Social movements help social scientists to understand what is happening in society. Even if society is open and research is not prohibited, social movements provide information that social scientists are not able to gather in their regular studies through qualitative and quantitative methods. This is more helpful in the Iranian case due to the intentional decision of the Iranian government to obstruct any studies investigating social transformation. There is no independent survey or research center in the country.
Iranian society has been in transition for four decades due to a number of structural changes such as faster urbanization (from 25 percent in 1976 to 75 percent in 2016), increasing literacy levels (from 36 percent in 1979 to 86 percent in 2016), decreasing population growth (from 3.91 percent in the 1980s to around 1 percent in 2010), and an ever-increasing number of university students (from 175,000 in 1979 to 3.8 million in 2019). However, despite these structural changes, we do not exactly know how Iranian society and communities all around the country have changed in response to these transformations.
In this piece, I will discuss four specific signs of social change seen in the November 2019 uprisings. These changes are not only more obvious than others but also have more long-term effects.
Change of Reference Groups
Until the 1990s, the clergy, intellectuals, and academics were the main reference groups in Iran. The December 2018 uprising was a sign that this was now changing. The protesters showed that they do not care about what the traditional reference groups think about the direction of the country, the policies that should be enforced, and what decisions should be made. The November 2019 uprisings made this even clearer with an outright rejection of the direction , instructions, and policies that are promoted by these reference groups.
Islamicization in Disarray
During the protests of 2009, slogans such as “God is great,” “O Hosein” (the third Shi`i imam), and “no to abjectness” (hayhat menn al-zellah, Imam Hosein’s slogan in Karbala) were rampant. In the November 2019 uprisings, no religious slogans were heard. It seems that the downtrodden and deprived are done with political Islam. The protesters, between 16 and 35 years of age who were expected to be brainwashed in Iran’s Islamicized educational system, no longer mix politics with religious beliefs. It is now clear that the public has been undergoing secularization due to the failure of forced Islamicization.
Depletion of Social Capital
Forty years of the Islamic government’s structural and institutionalized corruption, terrorism, inefficiency, incompetence, and regional interventions have led to an unbridgeable schism between the people and their government. The people’s trust in the government has been so low that candidates usually ask people to choose between the bad and the even worse during elections. According to some friendly sources, Rouhani’s popularity was under 10 percent in August 2019. No polling center is permitted to evaluate Khamenei’s popularity in the country. According to a government survey in 2018, 74.8 percent of the people were not satisfied with the direction of the country and 31percent believed that the government was not capable of any reform. In fact, these numbers should be much higher due to government failure in providing basic services in the last two years. The country is under US sanctions, infrastructure is crumbling and factories are operating at only 20 percent to 30 percent of their total capacities.
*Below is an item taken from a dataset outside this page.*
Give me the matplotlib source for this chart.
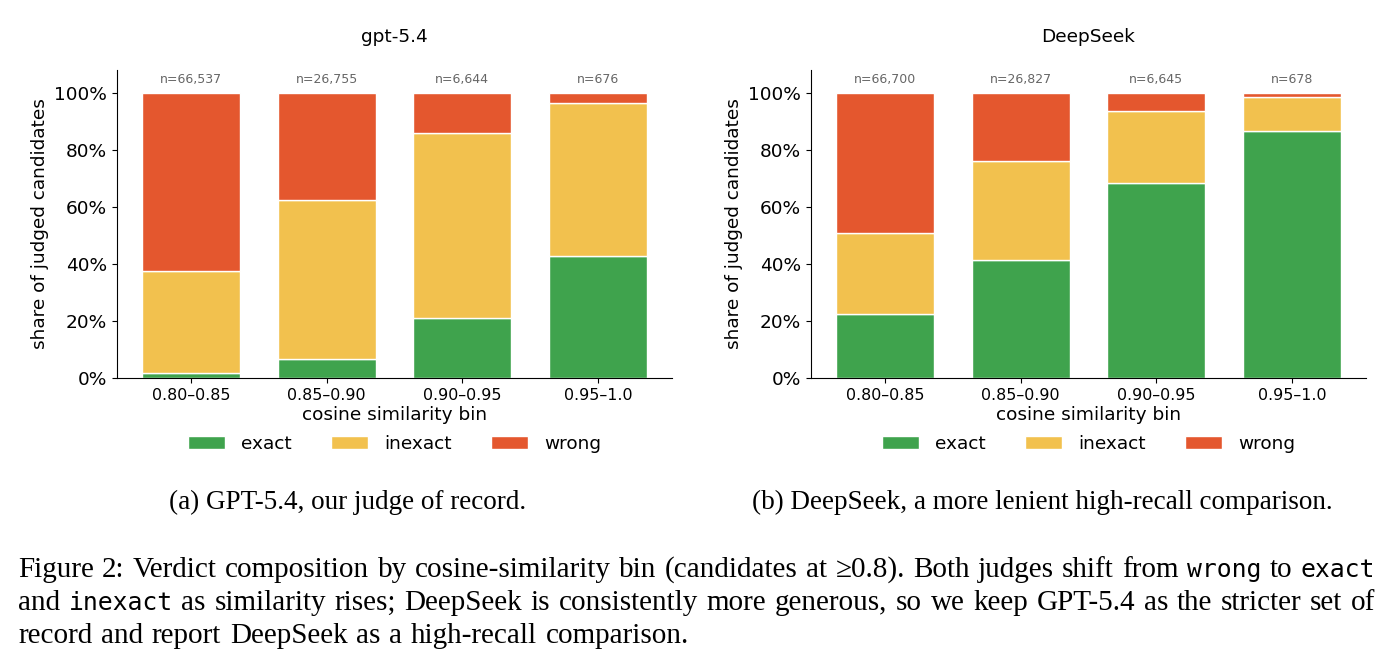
import numpy as np
import matplotlib
matplotlib.use("Agg")
import matplotlib.pyplot as plt
from matplotlib.ticker import PercentFormatter

# data
bins = ["0.80–0.85", "0.85–0.90", "0.90–0.95", "0.95–1.0"]
labels = ["exact", "inexact", "wrong"]
colors = ["#3fa34d", "#f2c14e", "#e4572e"]

gpt_exact = [0.018, 0.068, 0.210, 0.429]
gpt_inexact = [0.357, 0.557, 0.650, 0.535]
gpt_wrong = [0.625, 0.375, 0.140, 0.036]
gpt_n = ["66,537", "26,755", "6,644", "676"]

ds_exact = [0.224, 0.415, 0.685, 0.866]
ds_inexact = [0.286, 0.346, 0.252, 0.119]
ds_wrong = [0.490, 0.239, 0.063, 0.015]
ds_n = ["66,700", "26,827", "6,645", "678"]

panels = [
    ("gpt-5.4", [gpt_exact, gpt_inexact, gpt_wrong], gpt_n),
    ("DeepSeek", [ds_exact, ds_inexact, ds_wrong], ds_n),
]

FS = 13.3
plt.rcParams["font.family"] = "DejaVu Sans"

fig = plt.figure(figsize=(13.92, 6.69), dpi=100)
W, H = 1392, 669

axes_left = [117, 811]
for (title, series, ns), left in zip(panels, axes_left):
    ax = fig.add_axes([left / W, 1 - 378 / H, 555 / W, 308 / H])
    x = np.arange(len(bins))
    bottom = np.zeros(len(bins))
    for vals, lab, col in zip(series, labels, colors):
        ax.bar(x, vals, 0.72, bottom=bottom, color=col, edgecolor="white",
               linewidth=1, label=lab)
        bottom += np.array(vals)
    for xi, n in zip(x, ns):
        ax.text(xi, 1.025, "n=" + n, ha="center", va="bottom", fontsize=9,
                color="#666666")
    ax.set_ylim(0, 1.08)
    ax.set_xticks(x)
    ax.set_xticklabels(bins, fontsize=FS * 0.86)
    ax.yaxis.set_major_formatter(PercentFormatter(1.0, decimals=0))
    ax.tick_params(axis="y", labelsize=FS)
    ax.set_ylabel("share of judged candidates", fontsize=FS)
    ax.set_xlabel("cosine similarity bin", fontsize=FS, labelpad=2)
    ax.set_title(title, fontsize=FS, pad=20)
    ax.spines["top"].set_visible(False)
    ax.spines["right"].set_visible(False)
    ax.legend(loc="upper center", bbox_to_anchor=(0.5, -0.16), ncol=3,
              frameon=False, fontsize=FS, columnspacing=2.1,
              handletextpad=0.9, borderaxespad=0)

serif = "Liberation Serif"
mono = "DejaVu Sans Mono"
CFS = 21
SUBFS = 19.5

fig.text(348 / W, 1 - 502 / H, "(a) GPT-5.4, our judge of record.",
         family=serif, fontsize=SUBFS, ha="center", va="center")
fig.text(1042 / W, 1 - 502 / H,
         "(b) DeepSeek, a more lenient high-recall comparison.",
         family=serif, fontsize=SUBFS, ha="center", va="center")

renderer = fig.canvas.get_renderer()


def put_line(y, words, x0, x1=None):
    objs = []
    widths = []
    for w, fam in words:
        fs = CFS * 0.85 if fam == mono else CFS
        t = fig.text(0, 1 - y / H, w, family=fam, fontsize=fs, va="baseline")
        objs.append(t)
        widths.append(t.get_window_extent(renderer).width)
    if x1 is None:
        gap = CFS * 0.3 * 100 / 72
    else:
        gap = (x1 - x0 - sum(widths)) / (len(words) - 1)
    xx = x0
    for t, wd in zip(objs, widths):
        t.set_x(xx / W)
        xx += wd + gap


def words_of(s, fam):
    return [(w, fam) for w in s.split(" ")]


line1 = (words_of("Figure 2: Verdict composition by cosine-similarity bin "
                  "(candidates at ≥0.8). Both judges shift from", serif)
         + [("wrong", mono), ("to", serif), ("exact", mono)])
line2 = ([("and", serif), ("inexact", mono)]
         + words_of("as similarity rises; DeepSeek is consistently more "
                    "generous, so we keep GPT-5.4 as the stricter set of", serif))
line3 = words_of("record and report DeepSeek as a high-recall comparison.", serif)

put_line(577, line1, 18, 1375)
put_line(610, line2, 18, 1375)
put_line(643, line3, 18)

fig.savefig("out.png", dpi=100)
Civil Society is Almost Non-existent
The non-existent role of political parties and interest groups in the uprisings shows that civil society has been eroding during the reigns of Ahmadinejad and Rouhani. At the end of the Khatami administration, the approximate number of civil society organizations was around 25,000. This number shrank to around 5,000 during Rouhani’s administration while at least some of these organizations became state owned. From day one of the November 2019 uprisings, these organizations – mostly on paper – were absent.
Small Town Dynamism
The map of the uprisings in around 100 cities and 27 provinces shows that the centers of protest were small towns and slums in the vicinity of larger cities where around 20 million Iranians live without access to many amenities. More than 7,000 people were arrested. Most of the reported killings (more than 218 till November 25, 2019) happened in Javanroud, Karaj, Marivan, Behbahan, Khorramshahr, Mahshahr, and Kermanshah. These are the cities which are dealing with the highest unemployment and poverty rates. By paying subsidies to more than 60 million Iranians after the recent gasoline price hike, the government indirectly accepts the fact that Iranians are living below the poverty line.
Conclusion
We do not know whether these changes are due to the mentioned structural transformations or due to the government’s Islamicization process. What we do know is that Iranian society is not what the government says about it: it is a society in transition.
The first action of the government during the protests was to shoot protesters in the chest. This means that the government has accepted the point that Iranian society is under transition and it no longer submits to the government’s direction, policies, and decisions. The promise to reform will no longer persuade people to wait for better days. The protesters do not see any light at the end of the tunnel. They are not only dismissive of “reformist”/“principalist” factional politics but also of Islamist politics.